ECPS Conference 2025 / Panel 4 — Politics of Belonging: Voices and Silencing

Panel IV of the ECPS Conference 2025, held at St Cross College, Oxford University (July 1–3), explored the theme “Politics of Belonging: Voices and Silencing.” Chaired by Dr. Azize Sargın (ECPS), the panel investigated how belonging is constructed and contested through populist discourse and historical memory. Dr. Maarja Merivoo-Parro (University of Jyväskylä) examined olfactory memory and grassroots aid in Estonia’s democratic awakening. Maria Jerzyk (Masaryk University) analyzed how the figure of the child is symbolically instrumentalized in Polish populism, revealing deep continuities with communist-era narratives. Together, the papers offered rich insights into how identity, exclusion, and affect shape democratic participation in post-authoritarian and populist contexts.

Reported by ECPS Staff

Panel IV of the ECPS Conference 2025, titled Politics of Belonging: Voices and Silencing, was held on the morning of July 2 at St Cross College, University of Oxford. As part of the broader conference theme—‘We, the People’ and the Future of Democracy: Interdisciplinary Approaches—this panel delved into how democratic belonging is shaped, contested, and narrated within and beyond populist frameworks.
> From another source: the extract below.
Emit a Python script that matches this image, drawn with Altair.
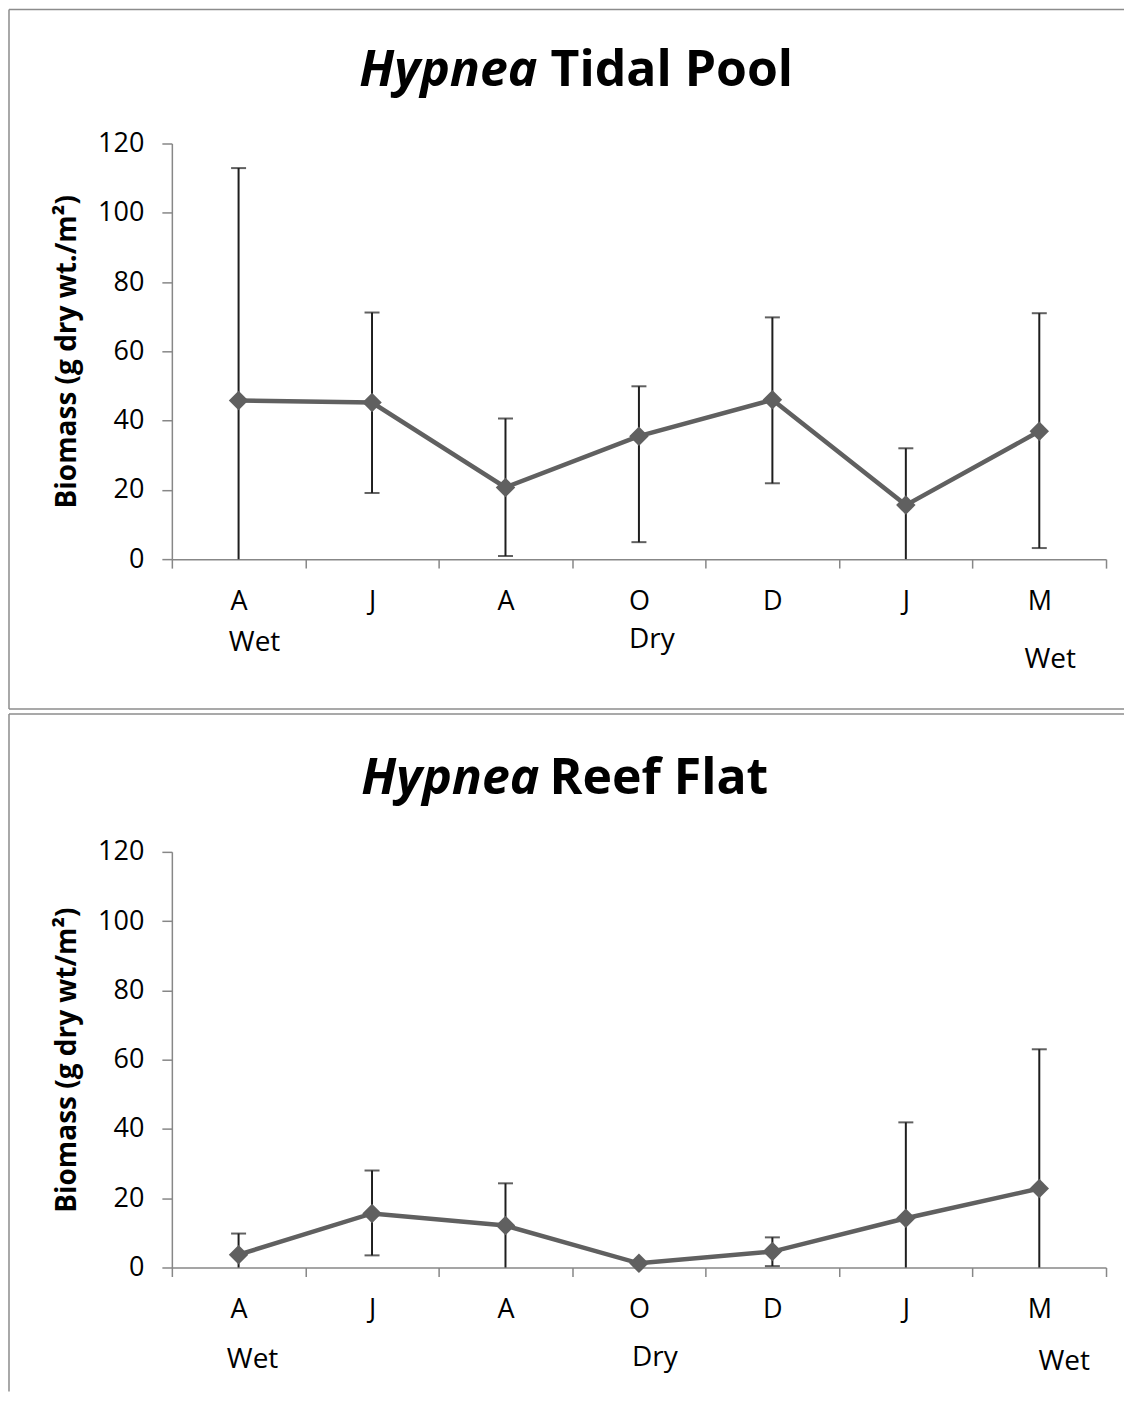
import json
import altair as alt
import pandas as pd

# ---- data ----
months = ["A", "J", "A", "O", "D", "J", "M"]

tidal_mean = [45.8, 45.2, 20.7, 35.5, 46.0, 15.6, 36.9]
tidal_upper = [112.9, 71.2, 40.6, 49.9, 69.8, 32.0, 71.0]
tidal_lower = [0.0, 19.1, 0.9, 4.9, 21.9, 0.0, 3.2]

reef_mean = [3.7, 15.6, 12.1, 1.2, 4.6, 14.2, 22.8]
reef_upper = [9.8, 28.0, 24.3, 1.2, 8.7, 41.9, 63.0]
reef_lower = [0.0, 3.5, 0.0, 1.2, 0.4, 0.0, 0.0]

genus = "Hypnea"
sites = ["Tidal Pool", "Reef Flat"]
y_titles = ["Biomass (g dry wt./m²)", "Biomass (g dry wt/m²)"]
season_labels = ["Wet", "Dry", "Wet"]
season_at = [0, 3, 6]
y_ticks = [0, 20, 40, 60, 80, 100, 120]

FONT = "Open Sans"
LINE = "#606060"
AXIS = "#878787"
W, H = 935, 416
label_expr = json.dumps(months) + "[datum.value]"


def panel(mean, upper, lower, site, ytitle, layout):
    df = pd.DataFrame({"idx": list(range(len(months))), "month": months,
                       "mean": mean, "hi": upper, "lo": lower})
    one = pd.DataFrame({"k": [0]})
    sdf = pd.DataFrame({"k": list(range(len(season_labels))),
                        "label": season_labels, "idx": season_at})

    x = alt.X("idx:O", bandPosition=0.5, title=None,
              scale=alt.Scale(type="band", paddingInner=0, paddingOuter=0),
              axis=alt.Axis(labelExpr=label_expr, tickBand="extent", tickSize=9,
                            tickColor=AXIS, tickWidth=1.5, domainColor=AXIS,
                            domainWidth=1.5, labelFontSize=27, labelColor="black",
                            labelPadding=layout["xlabpad"], labelAngle=0, grid=False,
                            labelFont=FONT))
    yscale = alt.Scale(domain=[0, 120], nice=False)
    y = alt.Y("mean:Q", scale=yscale, title=ytitle,
              axis=alt.Axis(values=y_ticks, tickSize=10, tickColor=AXIS, tickWidth=1.5,
                            domainColor=AXIS, domainWidth=1.5, labelFontSize=27,
                            labelColor="black", labelPadding=18, grid=False,
                            labelFont=FONT, titleFont=FONT, titleFontSize=28,
                            titleFontWeight="bold", titleColor="black",
                            titleX=-104, titleY=H / 2, titleAngle=270,
                            titleAlign="center", titleBaseline="middle"))

    base = alt.Chart(df)
    err = base.mark_rule(color="#1e1e1e", strokeWidth=2).encode(
        x=x, y=alt.Y("lo:Q", scale=yscale), y2="hi:Q")
    cap_hi = base.transform_filter("datum.hi > datum.mean").mark_tick(
        color="#1e1e1e", thickness=2, size=15, orient="horizontal").encode(
        x=x, y=alt.Y("hi:Q", scale=yscale))
    cap_lo = base.transform_filter("datum.lo > 0 && datum.lo < datum.mean").mark_tick(
        color="#1e1e1e", thickness=2, size=15, orient="horizontal").encode(
        x=x, y=alt.Y("lo:Q", scale=yscale))
    line = base.mark_line(color=LINE, strokeWidth=4.5).encode(x=x, y=y)
    pts = base.mark_point(shape="diamond", filled=True, size=380, color=LINE,
                          opacity=1).encode(x=x, y=alt.Y("mean:Q", scale=yscale))

    top, bottom, right, left = layout["top"], layout["bottom"], 953, -163
    frame = [
        alt.Chart(one).mark_rule(color="#8c8c8c", strokeWidth=1.5).encode(
            x=alt.value(left), y=alt.value(top), y2=alt.value(bottom)),
        alt.Chart(one).mark_rule(color="#8c8c8c", strokeWidth=1.5).encode(
            x=alt.value(left), x2=alt.value(right), y=alt.value(top)),
    ]
    if layout["close"]:
        frame.append(alt.Chart(one).mark_rule(color="#8c8c8c", strokeWidth=1.5).encode(
            x=alt.value(left), x2=alt.value(right), y=alt.value(bottom)))

    tx, ty, gap = layout["title_x"], layout["title_y"], layout["gap"]
    t1 = alt.Chart(one).mark_text(text=genus, font=FONT, fontSize=50, fontWeight="bold",
                                  fontStyle="italic", align="right",
                                  baseline="alphabetic", color="black").encode(
        x=alt.value(tx), y=alt.value(ty))
    t2 = alt.Chart(one).mark_text(text=site, font=FONT, fontSize=50, fontWeight="bold",
                                  align="left", baseline="alphabetic",
                                  color="black").encode(
        x=alt.value(tx + gap), y=alt.value(ty))

    seasons = []
    for k, (dx, yy) in enumerate(layout["seasons"]):
        seasons.append(
            alt.Chart(sdf).transform_filter(f"datum.k == {k}").mark_text(
                font=FONT, fontSize=28, dx=dx, baseline="middle", color="black").encode(
                x=alt.X("idx:O", bandPosition=0.5,
                        scale=alt.Scale(type="band", paddingInner=0, paddingOuter=0)),
                y=alt.value(yy), text="label:N"))

    return alt.layer(*frame, err, cap_hi, cap_lo, line, pts, t1, t2, *seasons).properties(
        width=W, height=H, view=alt.ViewBackground(stroke="transparent", strokeOpacity=0))


p1 = panel(tidal_mean, tidal_upper, tidal_lower, sites[0], y_titles[0],
           {"top": -134, "bottom": 566, "close": True, "xlabpad": 20,
            "title_x": 366, "title_y": -58, "gap": 13,
            "seasons": [(16, 500), (13, 497), (11, 517)]})
p2 = panel(reef_mean, reef_upper, reef_lower, sites[1], y_titles[1],
           {"top": -138, "bottom": 540, "close": False, "xlabpad": 20,
            "title_x": 368, "title_y": -58, "gap": 10,
            "seasons": [(14, 509), (16, 507), (25, 511)]})

chart = alt.vconcat(p1, p2, spacing=3).properties(padding=0).configure_view(
    stroke="transparent", strokeOpacity=0).configure(font=FONT)

chart.save("out.html", embed_options={"renderer": "svg", "actions": False})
Chaired by Dr. Azize Sargın (PhD), Director of External Relations at the European Center for Populism Studies (ECPS), the session opened with a theoretically grounded overview of the politics of belonging. Dr. Sargın emphasized that in an age of resurgent populism, belonging is no longer a neutral or merely affective category but a highly politicized mechanism of inclusion and exclusion. Populist actors increasingly construct “the people” by drawing sharp lines between insiders and outsiders, often invoking exclusionary logics tied to ethnicity, morality, or national destiny. Drawing on insights from political theory and migration studies, she outlined two key dimensions of belonging: “to whom one belongs” (social group affiliation) and “where one belongs” (spatial-territorial identity), both of which play critical roles in populist and post-authoritarian contexts.

The panel featured two intellectually rich and methodologically distinct papers. Dr. Maarja Merivoo-Parro (Marie Curie Fellow, University of Jyväskylä) explored the role of olfactory memory in the democratization of Estonia, arguing that cross-border sensory exchanges—especially smells tied to Finnish aid—played a profound role in shaping political consciousness and belonging during the late Soviet period. Maria Jerzyk (Masaryk University, Czechia) examined how children are symbolically deployed in contemporary Polish populist narratives, tracing striking continuities with communist-era state propaganda. She showed how the child functions as both a vessel of national purity and a screen for projecting anxieties over societal change.

Together, these contributions offered a powerful demonstration of how the politics of belonging operate through both the body and the imagination—an approach that resonated strongly with the interdisciplinary aims of the ECPS Conference.